• _The task_
Extract, exactly, the lines from the line containing "Reproduce this diagram with TikZ." to the line containing "minimum width=153pt] (handl)", with both lines included and any pictures left out.

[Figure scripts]
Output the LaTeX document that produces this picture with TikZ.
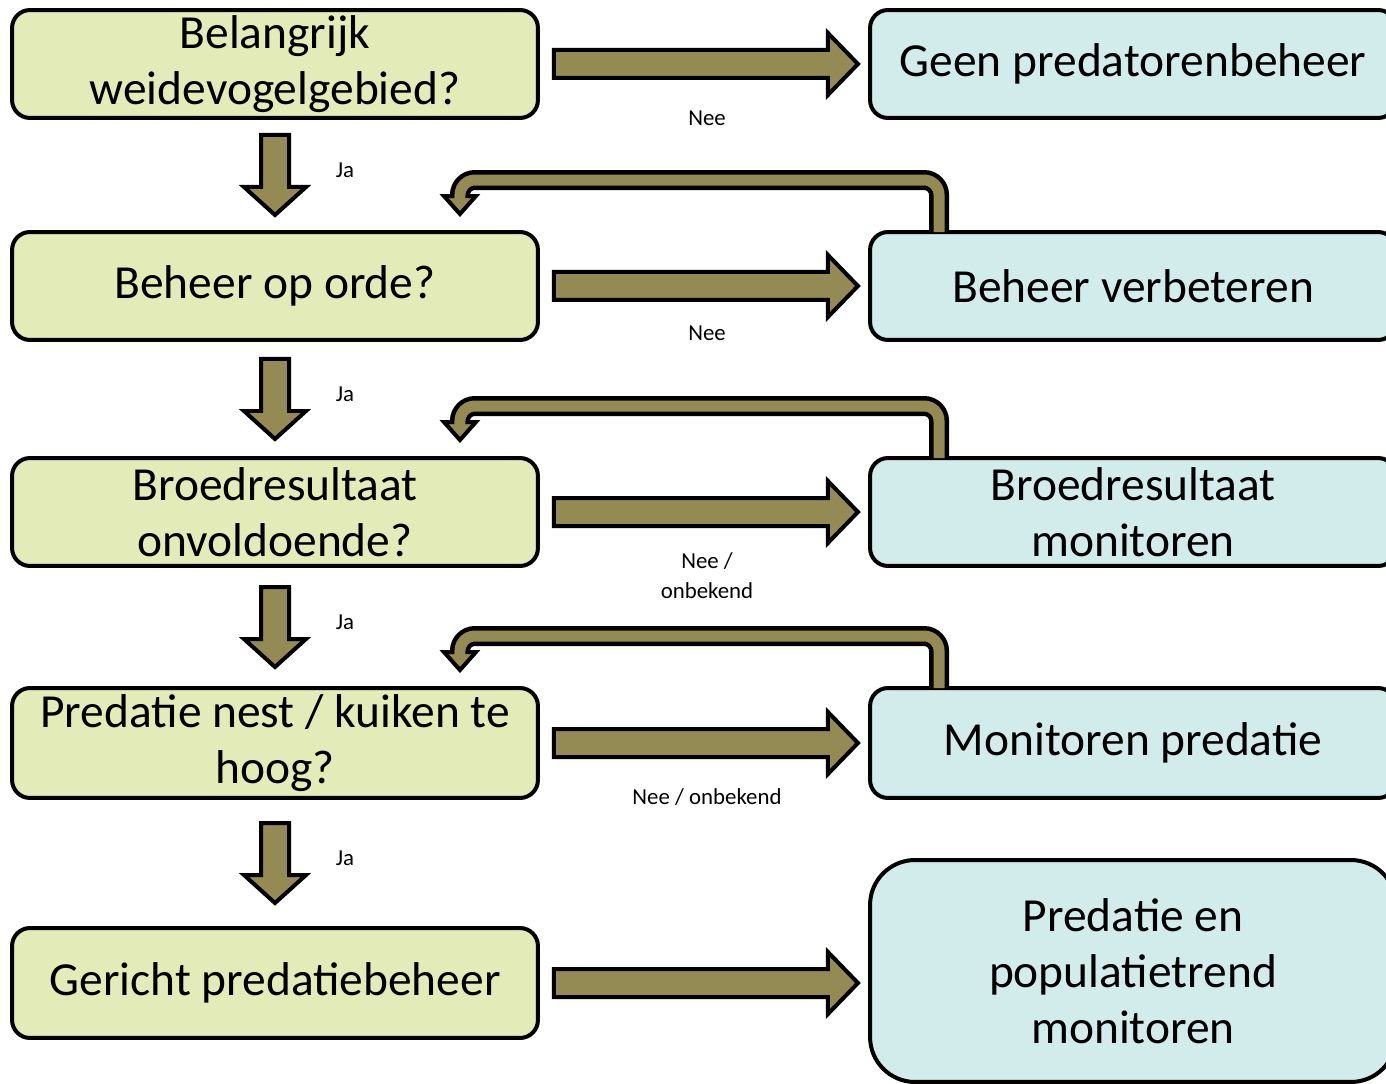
\documentclass[tikz,border=0pt]{standalone}
\usepackage{fontspec}
\setmainfont{Carlito}
\usetikzlibrary{calc}
\definecolor{boxyellow}{HTML}{E3EBB9}
\definecolor{boxblue}{HTML}{D2EBEB}
\definecolor{arrowolive}{HTML}{948A54}

\begin{document}
\begin{tikzpicture}[x=0.02cm, y=-0.02cm]
    \tikzstyle{question} = [rectangle, draw, line width=0.08cm, rounded corners=0.36cm, fill=boxyellow, minimum width=10.52cm, minimum height=2.16cm, inner sep=0pt, align=center, font=\fontsize{27}{32}\selectfont]
    \tikzstyle{action} = [question, fill=boxblue]
    \tikzstyle{block} = [draw, line width=0.08cm, fill=arrowolive, line join=miter]
    \tikzstyle{answer} = [align=center, font=\fontsize{13}{17}\selectfont]
    \tikzstyle{loopline} = [line width=0.4cm, rounded corners=0.3cm]
    \tikzstyle{loopfill} = [line width=0.22cm, arrowolive, rounded corners=0.3cm]

    \useasboundingbox (0,0) rectangle (1386,1084);

    % Vragen
    \node [question] (l1) at (275,64) {Belangrijk\\weidevogelgebied?};
    \node [question] (l2) at (275,286) {Beheer op orde?};
    \node [question] (l3) at (275,512) {Broedresultaat\\onvoldoende?};
    \node [question, minimum height=2.2cm] (l4) at (275,743) {Predatie nest / kuiken te\\hoog?};
    \node [question, minimum height=2.2cm] (l5) at (275,983) {Gericht predatiebeheer};

    % Acties
    \node [action] (r1) at (1133,64) {Geen predatorenbeheer};
    \node [action] (r2) at (1133,286) {Beheer verbeteren};
    \node [action] (r3) at (1133,512) {Broedresultaat\\monitoren};
    \node [action, minimum height=2.2cm] (r4) at (1133,743) {Monitoren predatie};
    \node [action, minimum height=4.44cm, rounded corners=0.9cm] (r5) at (1133,971) {Predatie en\\populatietrend\\monitoren};

    % Nee pijlen
    \foreach \i in {1,...,5}
        \draw [block, shift={($(l\i.east)+(14,0)$)}] (0,-14) -- (274,-14) -- (274,-31) -- (304,0) -- (274,31) -- (274,14) -- (0,14) -- cycle;

    % Ja pijlen
    \foreach \i/\j in {1/2,2/3,3/4,4/5} {
        \draw [block, shift={($(l\i.south)!0.5!(l\j.north)+(0,-40)$)}] (-14,0) -- (14,0) -- (14,52) -- (31,52) -- (0,80) -- (-31,52) -- (-14,52) -- cycle;
        \node [answer] (ja\i) at ($(l\i.south)!0.5!(l\j.north)+(70,-5)$) {Ja};
    }

    % Labels
    \node [answer] (nee1) at (707,118) {Nee};
    \node [answer] (nee2) at (707,333) {Nee};
    \node [answer] (nee3) at (707,576) {Nee /\\onbekend};
    \node [answer] (nee4) at (707,797) {Nee / onbekend};

    % Terug pijlen
    \foreach \i in {2,3,4} {
        \coordinate (tip\i) at ($(l\i.north east)+(-80,-16)$);
        \draw [loopline] ($(r\i.north west)+(71,0)$) |- ($(l\i.north east)+(-80,-50)$) -- ($(tip\i)+(0,-18)$);
        \draw [block] ($(tip\i)+(-16,-18)$) -- ($(tip\i)+(16,-18)$) -- (tip\i) -- cycle;
        \draw [loopfill] ($(r\i.north west)+(71,2)$) |- ($(l\i.north east)+(-80,-50)$) -- ($(tip\i)+(0,-12)$);
    }

\end{tikzpicture}
\end{document}
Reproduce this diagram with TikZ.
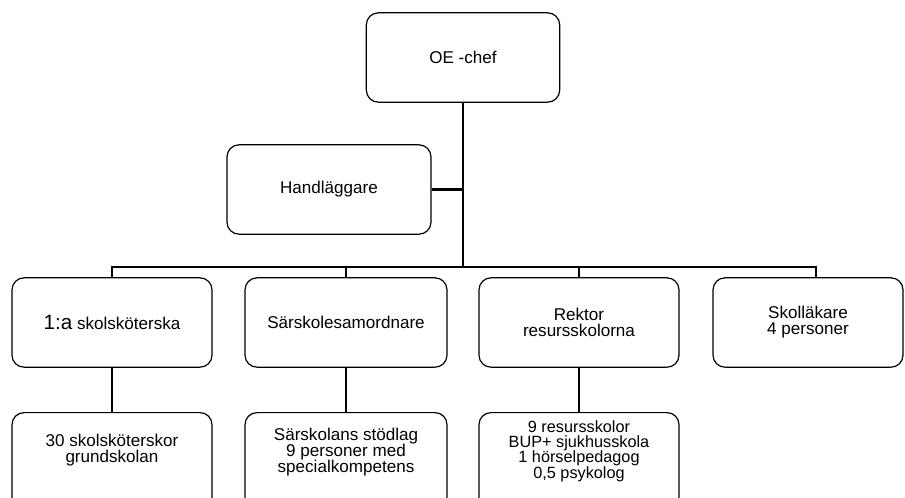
\documentclass[tikz,border=0pt]{standalone}
\usepackage{fontspec}
\setmainfont{Liberation Sans}
\begin{document}
\begin{tikzpicture}[x=0.75pt,y=-0.75pt]

        \tikzstyle{box} = [draw, rounded corners=9pt, line width=0.9pt, align=center, minimum height=67pt, inner sep=2pt, font=\fontsize{12.8}{12}\selectfont]
        \tikzstyle{lowbox} = [box, minimum height=82.5pt, anchor=north]
        \tikzstyle{boxtext} = [align=center, font=\fontsize{12.8}{12}\selectfont]
        \tikzstyle{link} = [draw, line width=2.2pt]

        \useasboundingbox (0,0) rectangle (905,497);
        \clip (0,0) rectangle (905,497);

        \node[box, minimum width=145pt] (chef) at (463,57.5) {OE -chef};
        \node[box, minimum width=153pt] (handl) at (329,189.5) {Handläggare};

        \node[box, minimum width=150pt] (skot) at (112,322.5) {{\fontsize{15.5}{15}\selectfont 1:a} skolsköterska};
        \node[box, minimum width=151.5pt] (samord) at (346,322.5) {Särskolesamordnare};
        \node[box, minimum width=150pt] (rektor) at (579,322.5) {Rektor\\resursskolorna};
        \node[box, minimum width=142.5pt] (lakare) at (808,322.5) {Skolläkare\\4 personer};

        \node[lowbox, minimum width=150pt] (grund) at (112,412) {};
        \node[lowbox, minimum width=151.5pt] (stod) at (346,412) {};
        \node[lowbox, minimum width=150pt] (resurs) at (579,412) {};
        \node[boxtext] (grundtxt) at (112,450) {30 skolsköterskor\\grundskolan};
        \node[boxtext] (stodtxt) at (346,452) {Särskolans stödlag\\9 personer med\\specialkompetens};
        \node[boxtext, font=\fontsize{12.2}{11.4}\selectfont] (resurstxt) at (579,451) {9 resursskolor\\BUP+ sjukhusskola\\1 hörselpedagog\\0,5 psykolog};

        \coordinate (bus) at (463,267);
        \coordinate (busend) at (816,267);

        \draw[link] (chef.south) -- (bus);
        \draw[link] (handl.east) -- (handl.east -| bus);
        \draw[link] (skot.north) |- (busend) -- (lakare.north -| busend);
        \draw[link] (samord.north |- bus) -- (samord.north);
        \draw[link] (rektor.north |- bus) -- (rektor.north);

        \draw[link] (skot.south) -- (grund.north);
        \draw[link] (samord.south) -- (stod.north);
        \draw[link] (rektor.south) -- (resurs.north);

\end{tikzpicture}
\end{document}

• _Result_
Reproduce this diagram with TikZ.
\documentclass[tikz,border=0pt]{standalone}
\usepackage{fontspec}
\setmainfont{Liberation Sans}
\begin{document}
\begin{tikzpicture}[x=0.75pt,y=-0.75pt]

        \tikzstyle{box} = [draw, rounded corners=9pt, line width=0.9pt, align=center, minimum height=67pt, inner sep=2pt, font=\fontsize{12.8}{12}\selectfont]
        \tikzstyle{lowbox} = [box, minimum height=82.5pt, anchor=north]
        \tikzstyle{boxtext} = [align=center, font=\fontsize{12.8}{12}\selectfont]
        \tikzstyle{link} = [draw, line width=2.2pt]

        \useasboundingbox (0,0) rectangle (905,497);
        \clip (0,0) rectangle (905,497);

        \node[box, minimum width=145pt] (chef) at (463,57.5) {OE -chef};
        \node[box, minimum width=153pt] (handl) at (329,189.5) {Handläggare};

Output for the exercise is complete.